*SHORT EXERCISE:*
Only the lines from the start of the data through the line with "0.10, 0.25, 0.50, 0.75, 1.00];" belong in the copy. Restate them word for word, minus the pictures.

*GIVEN MATERIAL:*
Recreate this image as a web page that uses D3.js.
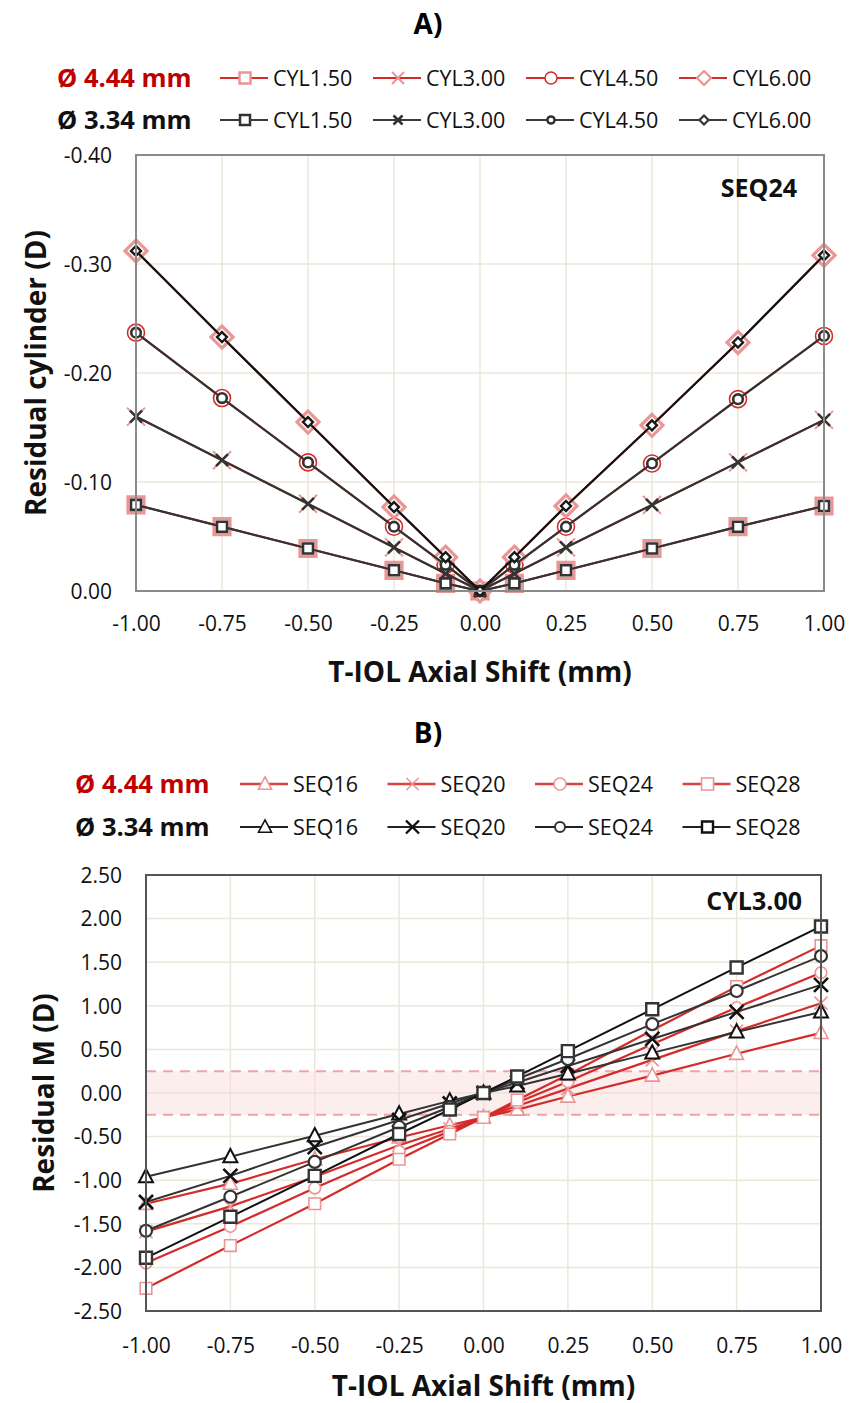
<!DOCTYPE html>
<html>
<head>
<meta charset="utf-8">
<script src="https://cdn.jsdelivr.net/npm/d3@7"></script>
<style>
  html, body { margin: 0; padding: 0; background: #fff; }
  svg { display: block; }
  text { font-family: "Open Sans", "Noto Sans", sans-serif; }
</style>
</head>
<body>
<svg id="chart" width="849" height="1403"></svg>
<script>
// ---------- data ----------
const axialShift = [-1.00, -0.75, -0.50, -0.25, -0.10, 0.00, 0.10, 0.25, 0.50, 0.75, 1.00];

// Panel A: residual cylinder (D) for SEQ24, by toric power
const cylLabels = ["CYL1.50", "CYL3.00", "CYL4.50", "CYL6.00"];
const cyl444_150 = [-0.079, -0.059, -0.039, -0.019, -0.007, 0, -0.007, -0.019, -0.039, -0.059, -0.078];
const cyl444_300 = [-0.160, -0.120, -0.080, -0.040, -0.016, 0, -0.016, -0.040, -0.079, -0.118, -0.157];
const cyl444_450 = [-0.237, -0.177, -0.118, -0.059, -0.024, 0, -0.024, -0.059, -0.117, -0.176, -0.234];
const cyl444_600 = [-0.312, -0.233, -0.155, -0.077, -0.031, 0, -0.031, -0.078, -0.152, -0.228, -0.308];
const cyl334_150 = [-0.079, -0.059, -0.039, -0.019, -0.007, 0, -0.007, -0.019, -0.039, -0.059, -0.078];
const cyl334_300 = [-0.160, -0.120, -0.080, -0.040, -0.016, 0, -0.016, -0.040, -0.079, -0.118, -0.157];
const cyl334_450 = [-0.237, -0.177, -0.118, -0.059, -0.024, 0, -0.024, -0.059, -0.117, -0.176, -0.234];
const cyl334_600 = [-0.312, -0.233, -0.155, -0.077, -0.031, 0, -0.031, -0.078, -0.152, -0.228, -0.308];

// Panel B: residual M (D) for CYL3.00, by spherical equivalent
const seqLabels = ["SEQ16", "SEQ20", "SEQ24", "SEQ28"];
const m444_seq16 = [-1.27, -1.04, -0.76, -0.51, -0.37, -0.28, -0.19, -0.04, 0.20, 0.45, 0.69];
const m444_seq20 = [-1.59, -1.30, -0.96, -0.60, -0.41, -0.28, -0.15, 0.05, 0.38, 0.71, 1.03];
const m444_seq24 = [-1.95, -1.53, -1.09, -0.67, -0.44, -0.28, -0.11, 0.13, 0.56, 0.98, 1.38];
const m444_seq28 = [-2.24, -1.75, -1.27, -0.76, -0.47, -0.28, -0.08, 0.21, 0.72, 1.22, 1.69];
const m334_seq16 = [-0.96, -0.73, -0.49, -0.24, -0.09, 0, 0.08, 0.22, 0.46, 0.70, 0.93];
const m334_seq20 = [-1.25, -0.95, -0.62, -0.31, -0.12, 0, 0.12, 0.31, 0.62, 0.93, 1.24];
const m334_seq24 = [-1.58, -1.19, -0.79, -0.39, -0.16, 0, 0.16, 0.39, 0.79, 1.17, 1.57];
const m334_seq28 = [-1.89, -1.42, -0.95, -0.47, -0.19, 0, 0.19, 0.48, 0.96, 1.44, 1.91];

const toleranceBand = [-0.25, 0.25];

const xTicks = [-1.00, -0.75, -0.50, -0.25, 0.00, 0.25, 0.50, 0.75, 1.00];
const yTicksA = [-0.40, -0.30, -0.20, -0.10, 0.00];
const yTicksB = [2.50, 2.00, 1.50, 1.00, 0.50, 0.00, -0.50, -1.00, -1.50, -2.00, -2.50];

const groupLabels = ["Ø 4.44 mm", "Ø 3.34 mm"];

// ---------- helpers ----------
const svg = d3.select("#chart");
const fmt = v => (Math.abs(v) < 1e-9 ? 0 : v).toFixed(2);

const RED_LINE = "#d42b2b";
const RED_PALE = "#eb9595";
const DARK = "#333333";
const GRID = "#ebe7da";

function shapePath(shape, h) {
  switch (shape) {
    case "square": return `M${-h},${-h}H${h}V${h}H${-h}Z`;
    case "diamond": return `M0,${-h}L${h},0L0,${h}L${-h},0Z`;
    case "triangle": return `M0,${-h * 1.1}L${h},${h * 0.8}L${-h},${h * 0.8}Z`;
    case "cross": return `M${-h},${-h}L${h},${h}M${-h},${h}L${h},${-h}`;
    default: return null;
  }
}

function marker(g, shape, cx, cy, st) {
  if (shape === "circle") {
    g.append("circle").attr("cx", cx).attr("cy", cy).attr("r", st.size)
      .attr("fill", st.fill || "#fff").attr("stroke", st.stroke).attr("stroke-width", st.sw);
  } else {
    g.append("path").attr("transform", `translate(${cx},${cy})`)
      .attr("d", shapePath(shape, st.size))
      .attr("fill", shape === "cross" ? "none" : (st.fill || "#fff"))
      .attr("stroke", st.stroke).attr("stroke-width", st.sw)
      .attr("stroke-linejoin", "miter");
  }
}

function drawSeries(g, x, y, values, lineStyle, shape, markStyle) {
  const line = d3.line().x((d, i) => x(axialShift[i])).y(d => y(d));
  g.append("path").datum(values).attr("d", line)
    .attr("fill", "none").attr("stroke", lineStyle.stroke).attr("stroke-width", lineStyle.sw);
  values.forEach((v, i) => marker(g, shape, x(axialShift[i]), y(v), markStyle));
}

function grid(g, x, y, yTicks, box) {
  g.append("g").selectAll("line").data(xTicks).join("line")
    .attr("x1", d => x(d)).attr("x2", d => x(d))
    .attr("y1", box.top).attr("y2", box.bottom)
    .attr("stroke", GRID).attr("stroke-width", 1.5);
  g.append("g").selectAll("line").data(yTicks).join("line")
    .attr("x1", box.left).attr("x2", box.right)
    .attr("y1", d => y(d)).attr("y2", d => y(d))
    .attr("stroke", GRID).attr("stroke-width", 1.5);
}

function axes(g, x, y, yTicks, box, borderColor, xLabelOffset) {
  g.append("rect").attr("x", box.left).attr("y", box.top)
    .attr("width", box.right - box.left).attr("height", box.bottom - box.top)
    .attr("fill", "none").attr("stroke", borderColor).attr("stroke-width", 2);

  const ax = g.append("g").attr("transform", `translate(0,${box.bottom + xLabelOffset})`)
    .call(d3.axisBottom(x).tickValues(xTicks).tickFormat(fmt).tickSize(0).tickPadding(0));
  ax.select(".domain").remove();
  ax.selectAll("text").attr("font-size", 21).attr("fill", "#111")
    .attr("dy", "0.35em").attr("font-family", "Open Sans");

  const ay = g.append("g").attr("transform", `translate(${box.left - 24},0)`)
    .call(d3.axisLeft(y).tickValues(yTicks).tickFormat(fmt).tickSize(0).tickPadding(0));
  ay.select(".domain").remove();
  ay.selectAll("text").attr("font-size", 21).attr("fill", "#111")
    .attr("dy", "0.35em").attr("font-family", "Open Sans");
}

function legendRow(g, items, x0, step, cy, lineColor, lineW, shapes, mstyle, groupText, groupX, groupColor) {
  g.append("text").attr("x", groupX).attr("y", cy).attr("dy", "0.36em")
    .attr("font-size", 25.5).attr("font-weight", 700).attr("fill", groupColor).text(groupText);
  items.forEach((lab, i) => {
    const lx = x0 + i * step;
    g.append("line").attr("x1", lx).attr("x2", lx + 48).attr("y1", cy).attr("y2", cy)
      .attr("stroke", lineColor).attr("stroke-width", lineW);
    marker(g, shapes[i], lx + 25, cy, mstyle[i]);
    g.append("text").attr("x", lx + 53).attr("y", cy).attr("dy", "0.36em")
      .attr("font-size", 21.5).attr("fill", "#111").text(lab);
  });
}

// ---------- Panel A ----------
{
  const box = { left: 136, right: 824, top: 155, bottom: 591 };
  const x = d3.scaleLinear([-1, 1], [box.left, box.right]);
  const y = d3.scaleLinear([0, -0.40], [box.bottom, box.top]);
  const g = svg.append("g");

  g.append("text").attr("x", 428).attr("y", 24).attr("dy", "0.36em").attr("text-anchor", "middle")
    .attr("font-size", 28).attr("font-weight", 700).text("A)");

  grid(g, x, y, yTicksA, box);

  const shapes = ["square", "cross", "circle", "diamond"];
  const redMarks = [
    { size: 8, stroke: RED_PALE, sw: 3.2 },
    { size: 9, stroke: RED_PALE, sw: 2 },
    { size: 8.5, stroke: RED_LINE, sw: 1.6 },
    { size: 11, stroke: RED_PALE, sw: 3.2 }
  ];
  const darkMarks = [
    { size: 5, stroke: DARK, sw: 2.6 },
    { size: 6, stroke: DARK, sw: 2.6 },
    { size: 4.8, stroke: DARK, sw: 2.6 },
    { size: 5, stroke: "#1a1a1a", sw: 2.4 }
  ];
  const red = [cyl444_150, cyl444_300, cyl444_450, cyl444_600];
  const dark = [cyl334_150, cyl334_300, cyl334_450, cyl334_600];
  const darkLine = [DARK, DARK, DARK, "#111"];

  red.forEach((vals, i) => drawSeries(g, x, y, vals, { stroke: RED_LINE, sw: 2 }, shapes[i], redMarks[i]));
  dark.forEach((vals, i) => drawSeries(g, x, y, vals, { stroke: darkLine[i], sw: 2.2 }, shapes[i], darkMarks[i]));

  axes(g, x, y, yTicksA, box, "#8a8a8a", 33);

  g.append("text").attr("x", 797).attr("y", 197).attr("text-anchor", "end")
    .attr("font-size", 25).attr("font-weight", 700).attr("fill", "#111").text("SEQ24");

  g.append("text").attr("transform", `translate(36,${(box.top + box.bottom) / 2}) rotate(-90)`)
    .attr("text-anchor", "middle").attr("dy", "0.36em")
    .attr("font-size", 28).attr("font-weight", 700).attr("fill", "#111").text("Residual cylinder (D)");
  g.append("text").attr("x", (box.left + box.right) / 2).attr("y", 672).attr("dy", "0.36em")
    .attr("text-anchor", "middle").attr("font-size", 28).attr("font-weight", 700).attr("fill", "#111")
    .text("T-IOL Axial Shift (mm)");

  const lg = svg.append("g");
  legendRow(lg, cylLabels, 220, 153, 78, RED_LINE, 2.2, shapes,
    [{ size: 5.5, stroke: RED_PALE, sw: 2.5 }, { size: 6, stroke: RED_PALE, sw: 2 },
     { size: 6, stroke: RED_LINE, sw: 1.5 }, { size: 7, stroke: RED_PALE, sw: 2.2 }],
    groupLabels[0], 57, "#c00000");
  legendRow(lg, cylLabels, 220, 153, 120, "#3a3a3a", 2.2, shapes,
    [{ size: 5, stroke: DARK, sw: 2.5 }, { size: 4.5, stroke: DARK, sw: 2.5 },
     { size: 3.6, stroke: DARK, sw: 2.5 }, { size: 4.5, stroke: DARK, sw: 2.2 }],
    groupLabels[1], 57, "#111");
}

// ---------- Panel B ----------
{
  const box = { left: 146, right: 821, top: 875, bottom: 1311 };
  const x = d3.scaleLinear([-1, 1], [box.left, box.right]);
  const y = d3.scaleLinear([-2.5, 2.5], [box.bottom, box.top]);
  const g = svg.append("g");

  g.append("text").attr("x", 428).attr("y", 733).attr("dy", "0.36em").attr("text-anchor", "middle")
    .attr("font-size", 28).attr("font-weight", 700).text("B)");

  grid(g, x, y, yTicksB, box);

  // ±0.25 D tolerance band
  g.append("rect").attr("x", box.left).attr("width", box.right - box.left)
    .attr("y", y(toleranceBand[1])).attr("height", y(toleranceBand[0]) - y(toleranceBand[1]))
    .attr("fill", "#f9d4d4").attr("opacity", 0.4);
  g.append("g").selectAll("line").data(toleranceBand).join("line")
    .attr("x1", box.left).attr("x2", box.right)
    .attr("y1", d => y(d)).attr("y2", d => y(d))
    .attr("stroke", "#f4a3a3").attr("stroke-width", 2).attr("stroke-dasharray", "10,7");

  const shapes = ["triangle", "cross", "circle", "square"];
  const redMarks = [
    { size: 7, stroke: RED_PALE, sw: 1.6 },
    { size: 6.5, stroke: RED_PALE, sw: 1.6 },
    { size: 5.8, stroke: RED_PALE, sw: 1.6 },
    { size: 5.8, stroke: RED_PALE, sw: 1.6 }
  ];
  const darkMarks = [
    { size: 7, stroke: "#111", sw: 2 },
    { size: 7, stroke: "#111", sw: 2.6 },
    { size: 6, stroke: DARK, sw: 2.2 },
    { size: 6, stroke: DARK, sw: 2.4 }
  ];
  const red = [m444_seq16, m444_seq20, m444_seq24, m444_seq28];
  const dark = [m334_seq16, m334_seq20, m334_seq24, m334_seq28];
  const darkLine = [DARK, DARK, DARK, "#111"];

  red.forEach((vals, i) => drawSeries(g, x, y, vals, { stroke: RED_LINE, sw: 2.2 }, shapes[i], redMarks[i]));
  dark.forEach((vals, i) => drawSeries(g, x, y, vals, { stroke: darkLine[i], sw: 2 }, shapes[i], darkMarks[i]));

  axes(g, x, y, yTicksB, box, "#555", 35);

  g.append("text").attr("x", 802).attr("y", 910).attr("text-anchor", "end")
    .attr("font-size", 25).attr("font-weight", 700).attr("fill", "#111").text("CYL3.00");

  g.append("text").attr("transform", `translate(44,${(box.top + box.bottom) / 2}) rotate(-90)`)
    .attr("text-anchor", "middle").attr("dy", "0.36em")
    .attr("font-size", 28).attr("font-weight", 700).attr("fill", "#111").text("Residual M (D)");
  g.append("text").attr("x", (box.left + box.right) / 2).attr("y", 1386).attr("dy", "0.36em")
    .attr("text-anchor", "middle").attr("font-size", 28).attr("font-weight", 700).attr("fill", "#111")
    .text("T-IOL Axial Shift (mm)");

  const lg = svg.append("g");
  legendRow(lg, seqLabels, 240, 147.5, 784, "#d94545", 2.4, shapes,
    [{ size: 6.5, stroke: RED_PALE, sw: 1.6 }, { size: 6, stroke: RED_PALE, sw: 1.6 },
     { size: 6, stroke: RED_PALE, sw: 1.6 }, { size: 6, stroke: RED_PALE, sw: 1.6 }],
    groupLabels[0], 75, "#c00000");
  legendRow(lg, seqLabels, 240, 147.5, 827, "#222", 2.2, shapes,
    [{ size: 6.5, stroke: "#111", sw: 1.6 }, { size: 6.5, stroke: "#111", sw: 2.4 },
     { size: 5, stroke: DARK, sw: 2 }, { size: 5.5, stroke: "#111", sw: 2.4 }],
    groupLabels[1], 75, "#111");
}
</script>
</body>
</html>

*THE RESULT:*
Recreate this image as a web page that uses D3.js.
<!DOCTYPE html>
<html>
<head>
<meta charset="utf-8">
<script src="https://cdn.jsdelivr.net/npm/d3@7"></script>
<style>
  html, body { margin: 0; padding: 0; background: #fff; }
  svg { display: block; }
  text { font-family: "Open Sans", "Noto Sans", sans-serif; }
</style>
</head>
<body>
<svg id="chart" width="849" height="1403"></svg>
<script>
// ---------- data ----------
const axialShift = [-1.00, -0.75, -0.50, -0.25, -0.10, 0.00, 0.10, 0.25, 0.50, 0.75, 1.00];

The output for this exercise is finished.